## SHORT PROBLEM
Repeat the full listing below verbatim and keep the images out.

────────────────

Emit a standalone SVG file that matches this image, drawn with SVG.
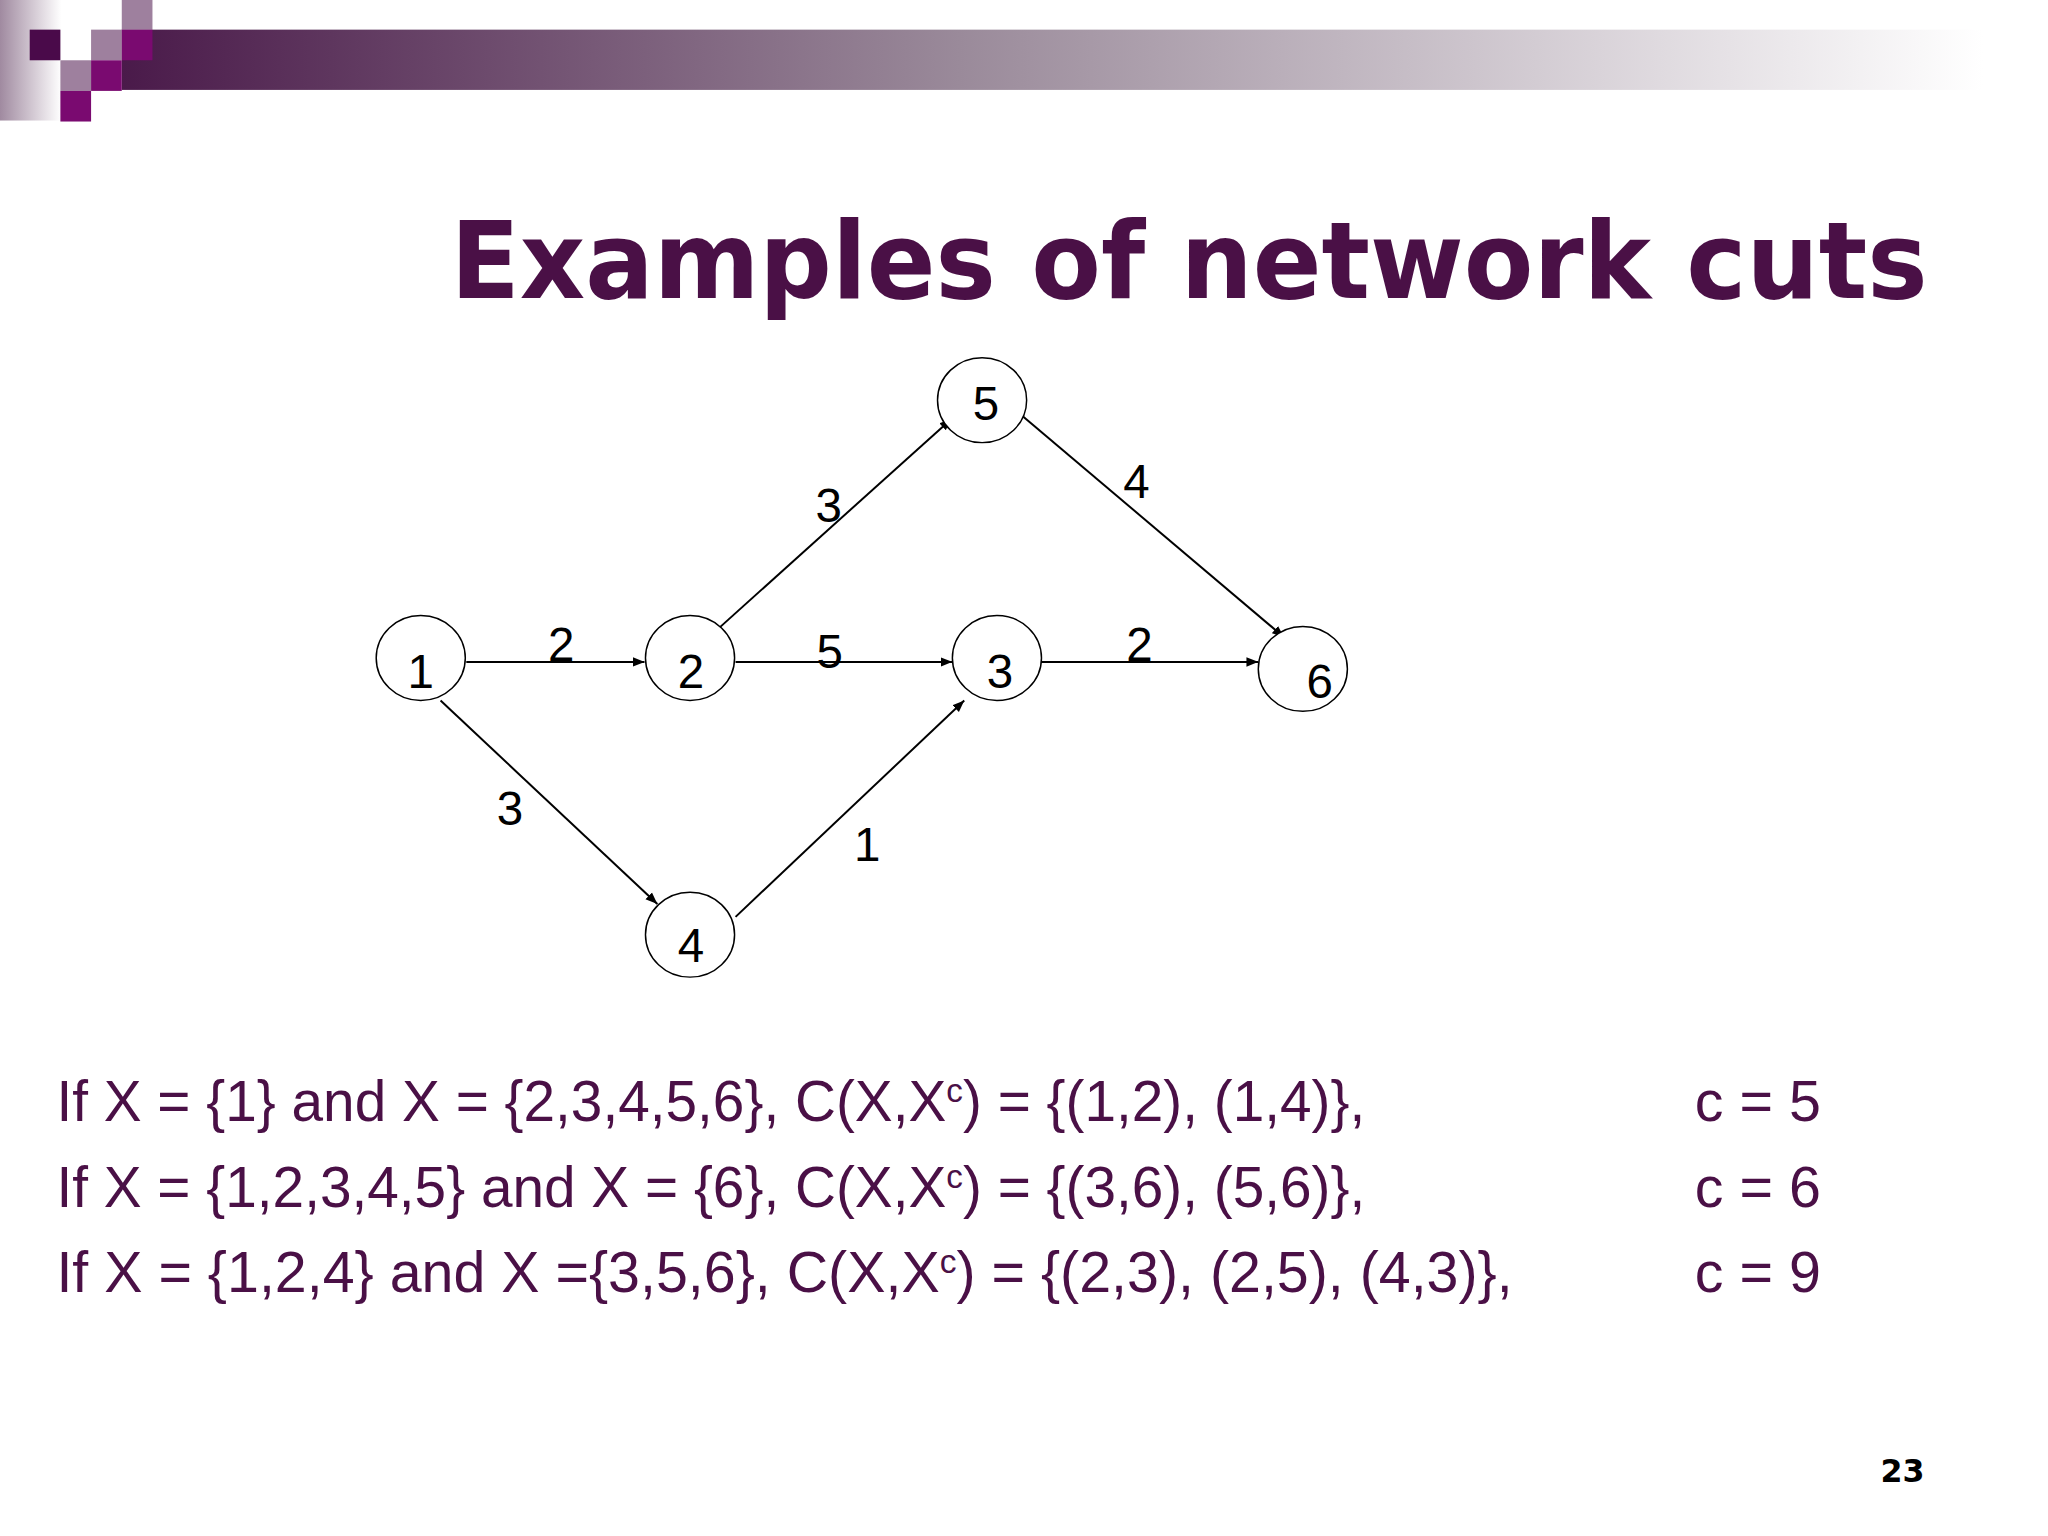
<svg xmlns="http://www.w3.org/2000/svg" width="2048" height="1536" viewBox="0 0 2048 1536">
<defs>
<linearGradient id="bar" x1="0" x2="1" y1="0" y2="0"><stop offset="0" stop-color="#4a1a4a"/><stop offset="0.45" stop-color="#9a8a9a"/><stop offset="1" stop-color="#ffffff"/></linearGradient>
<linearGradient id="strip" x1="0" x2="1" y1="0" y2="0"><stop offset="0" stop-color="#a08aa0"/><stop offset="1" stop-color="#ffffff"/></linearGradient>
<marker id="arr" viewBox="0 0 10 10" refX="10" refY="5" markerWidth="12" markerHeight="12" markerUnits="userSpaceOnUse" orient="auto"><path d="M0,1 L10,5 L0,9 z" fill="#000"/></marker>
</defs>
<style>
.n{fill:#fff;stroke:#000;stroke-width:1.5}
.t{font-family:"Liberation Sans",Arial,sans-serif;font-size:48px;fill:#000;text-anchor:middle}
.e{stroke:#000;stroke-width:2;fill:none;marker-end:url(#arr)}
.l{font-family:"Liberation Sans",Arial,sans-serif;font-size:58px;fill:#4a1046}
</style>
<rect width="2048" height="1536" fill="#fff"/>
<g transform="scale(0.99,0.988)">
<rect x="0" y="0" width="62" height="122" fill="url(#strip)"/>
<rect x="123" y="30" width="1880" height="61" fill="url(#bar)"/>
<rect x="30" y="30" width="31" height="31" fill="#4a0a4a"/>
<rect x="123" y="0" width="31" height="30" fill="#9e809e"/>
<rect x="92" y="30" width="31" height="31" fill="#9e809e"/>
<rect x="123" y="30" width="31" height="31" fill="#7a0a70"/>
<rect x="61" y="61" width="31" height="31" fill="#9e809e"/>
<rect x="92" y="61" width="31" height="31" fill="#7a0a70"/>
<rect x="61" y="92" width="31" height="31" fill="#7a0a70"/>
<text x="455" y="302" font-family="'DejaVu Sans',Verdana,sans-serif" font-weight="bold" font-size="108" fill="#4a1046" textLength="1492" lengthAdjust="spacingAndGlyphs">Examples of network cuts</text>
<g id="edges">
<line class="e" x1="471" y1="670" x2="651" y2="670"/>
<line class="e" x1="743" y1="670" x2="962" y2="670"/>
<line class="e" x1="1052" y1="670" x2="1271" y2="670"/>
<line class="e" x1="727" y1="635" x2="961" y2="424"/>
<line class="e" x1="1028" y1="417" x2="1297" y2="645"/>
<line class="e" x1="445" y1="709" x2="664" y2="915"/>
<line class="e" x1="743" y1="928" x2="974" y2="709"/>
<text class="t" x="567" y="669">2</text>
<text class="t" x="838" y="676">5</text>
<text class="t" x="1151" y="669">2</text>
<text class="t" x="837" y="528">3</text>
<text class="t" x="1148" y="504">4</text>
<text class="t" x="515" y="835">3</text>
<text class="t" x="876" y="871">1</text>
</g>
<g id="node1"><ellipse class="n" cx="425" cy="666" rx="45" ry="43"/><text class="t" x="425" y="696">1</text></g>
<g id="node2"><ellipse class="n" cx="697" cy="666" rx="45" ry="43"/><text class="t" x="698" y="696">2</text></g>
<g id="node3"><ellipse class="n" cx="1007" cy="666" rx="45" ry="43"/><text class="t" x="1010" y="696">3</text></g>
<g id="node4"><ellipse class="n" cx="697" cy="946" rx="45" ry="43"/><text class="t" x="698" y="974">4</text></g>
<g id="node5"><ellipse class="n" cx="992" cy="405" rx="45" ry="43"/><text class="t" x="996" y="425">5</text></g>
<g id="node6"><ellipse class="n" cx="1316" cy="677" rx="45" ry="43"/><text class="t" x="1333" y="706">6</text></g>
<text class="l" x="57" y="1135" textLength="1322" lengthAdjust="spacingAndGlyphs">If X = {1} and X = {2,3,4,5,6}, C(X,X<tspan font-size="34" dy="-20">c</tspan><tspan dy="20">) = {(1,2), (1,4)},</tspan></text>
<text class="l" x="57" y="1222" textLength="1322" lengthAdjust="spacingAndGlyphs">If X = {1,2,3,4,5} and X = {6}, C(X,X<tspan font-size="34" dy="-20">c</tspan><tspan dy="20">) = {(3,6), (5,6)},</tspan></text>
<text class="l" x="57" y="1308" textLength="1471" lengthAdjust="spacingAndGlyphs">If X = {1,2,4} and X ={3,5,6},  C(X,X<tspan font-size="34" dy="-20">c</tspan><tspan dy="20">) = {(2,3), (2,5), (4,3)},</tspan></text>
<text class="l" x="1712" y="1135">c = 5</text>
<text class="l" x="1712" y="1222">c = 6</text>
<text class="l" x="1712" y="1308">c = 9</text>
<text x="1944" y="1500" text-anchor="end" font-family="'DejaVu Sans',Verdana,sans-serif" font-weight="bold" font-size="32" fill="#000">23</text>
</g>
</svg>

────────────────

## SOLUTION TO THIS TASK
Emit a standalone SVG file that matches this image, drawn with SVG.
<svg xmlns="http://www.w3.org/2000/svg" width="2048" height="1536" viewBox="0 0 2048 1536">
<defs>
<linearGradient id="bar" x1="0" x2="1" y1="0" y2="0"><stop offset="0" stop-color="#4a1a4a"/><stop offset="0.45" stop-color="#9a8a9a"/><stop offset="1" stop-color="#ffffff"/></linearGradient>
<linearGradient id="strip" x1="0" x2="1" y1="0" y2="0"><stop offset="0" stop-color="#a08aa0"/><stop offset="1" stop-color="#ffffff"/></linearGradient>
<marker id="arr" viewBox="0 0 10 10" refX="10" refY="5" markerWidth="12" markerHeight="12" markerUnits="userSpaceOnUse" orient="auto"><path d="M0,1 L10,5 L0,9 z" fill="#000"/></marker>
</defs>
<style>
.n{fill:#fff;stroke:#000;stroke-width:1.5}
.t{font-family:"Liberation Sans",Arial,sans-serif;font-size:48px;fill:#000;text-anchor:middle}
.e{stroke:#000;stroke-width:2;fill:none;marker-end:url(#arr)}
.l{font-family:"Liberation Sans",Arial,sans-serif;font-size:58px;fill:#4a1046}
</style>
<rect width="2048" height="1536" fill="#fff"/>
<g transform="scale(0.99,0.988)">
<rect x="0" y="0" width="62" height="122" fill="url(#strip)"/>
<rect x="123" y="30" width="1880" height="61" fill="url(#bar)"/>
<rect x="30" y="30" width="31" height="31" fill="#4a0a4a"/>
<rect x="123" y="0" width="31" height="30" fill="#9e809e"/>
<rect x="92" y="30" width="31" height="31" fill="#9e809e"/>
<rect x="123" y="30" width="31" height="31" fill="#7a0a70"/>
<rect x="61" y="61" width="31" height="31" fill="#9e809e"/>
<rect x="92" y="61" width="31" height="31" fill="#7a0a70"/>
<rect x="61" y="92" width="31" height="31" fill="#7a0a70"/>
<text x="455" y="302" font-family="'DejaVu Sans',Verdana,sans-serif" font-weight="bold" font-size="108" fill="#4a1046" textLength="1492" lengthAdjust="spacingAndGlyphs">Examples of network cuts</text>
<g id="edges">
<line class="e" x1="471" y1="670" x2="651" y2="670"/>
<line class="e" x1="743" y1="670" x2="962" y2="670"/>
<line class="e" x1="1052" y1="670" x2="1271" y2="670"/>
<line class="e" x1="727" y1="635" x2="961" y2="424"/>
<line class="e" x1="1028" y1="417" x2="1297" y2="645"/>
<line class="e" x1="445" y1="709" x2="664" y2="915"/>
<line class="e" x1="743" y1="928" x2="974" y2="709"/>
<text class="t" x="567" y="669">2</text>
<text class="t" x="838" y="676">5</text>
<text class="t" x="1151" y="669">2</text>
<text class="t" x="837" y="528">3</text>
<text class="t" x="1148" y="504">4</text>
<text class="t" x="515" y="835">3</text>
<text class="t" x="876" y="871">1</text>
</g>
<g id="node1"><ellipse class="n" cx="425" cy="666" rx="45" ry="43"/><text class="t" x="425" y="696">1</text></g>
<g id="node2"><ellipse class="n" cx="697" cy="666" rx="45" ry="43"/><text class="t" x="698" y="696">2</text></g>
<g id="node3"><ellipse class="n" cx="1007" cy="666" rx="45" ry="43"/><text class="t" x="1010" y="696">3</text></g>
<g id="node4"><ellipse class="n" cx="697" cy="946" rx="45" ry="43"/><text class="t" x="698" y="974">4</text></g>
<g id="node5"><ellipse class="n" cx="992" cy="405" rx="45" ry="43"/><text class="t" x="996" y="425">5</text></g>
<g id="node6"><ellipse class="n" cx="1316" cy="677" rx="45" ry="43"/><text class="t" x="1333" y="706">6</text></g>
<text class="l" x="57" y="1135" textLength="1322" lengthAdjust="spacingAndGlyphs">If X = {1} and X = {2,3,4,5,6}, C(X,X<tspan font-size="34" dy="-20">c</tspan><tspan dy="20">) = {(1,2), (1,4)},</tspan></text>
<text class="l" x="57" y="1222" textLength="1322" lengthAdjust="spacingAndGlyphs">If X = {1,2,3,4,5} and X = {6}, C(X,X<tspan font-size="34" dy="-20">c</tspan><tspan dy="20">) = {(3,6), (5,6)},</tspan></text>
<text class="l" x="57" y="1308" textLength="1471" lengthAdjust="spacingAndGlyphs">If X = {1,2,4} and X ={3,5,6},  C(X,X<tspan font-size="34" dy="-20">c</tspan><tspan dy="20">) = {(2,3), (2,5), (4,3)},</tspan></text>
<text class="l" x="1712" y="1135">c = 5</text>
<text class="l" x="1712" y="1222">c = 6</text>
<text class="l" x="1712" y="1308">c = 9</text>
<text x="1944" y="1500" text-anchor="end" font-family="'DejaVu Sans',Verdana,sans-serif" font-weight="bold" font-size="32" fill="#000">23</text>
</g>
</svg>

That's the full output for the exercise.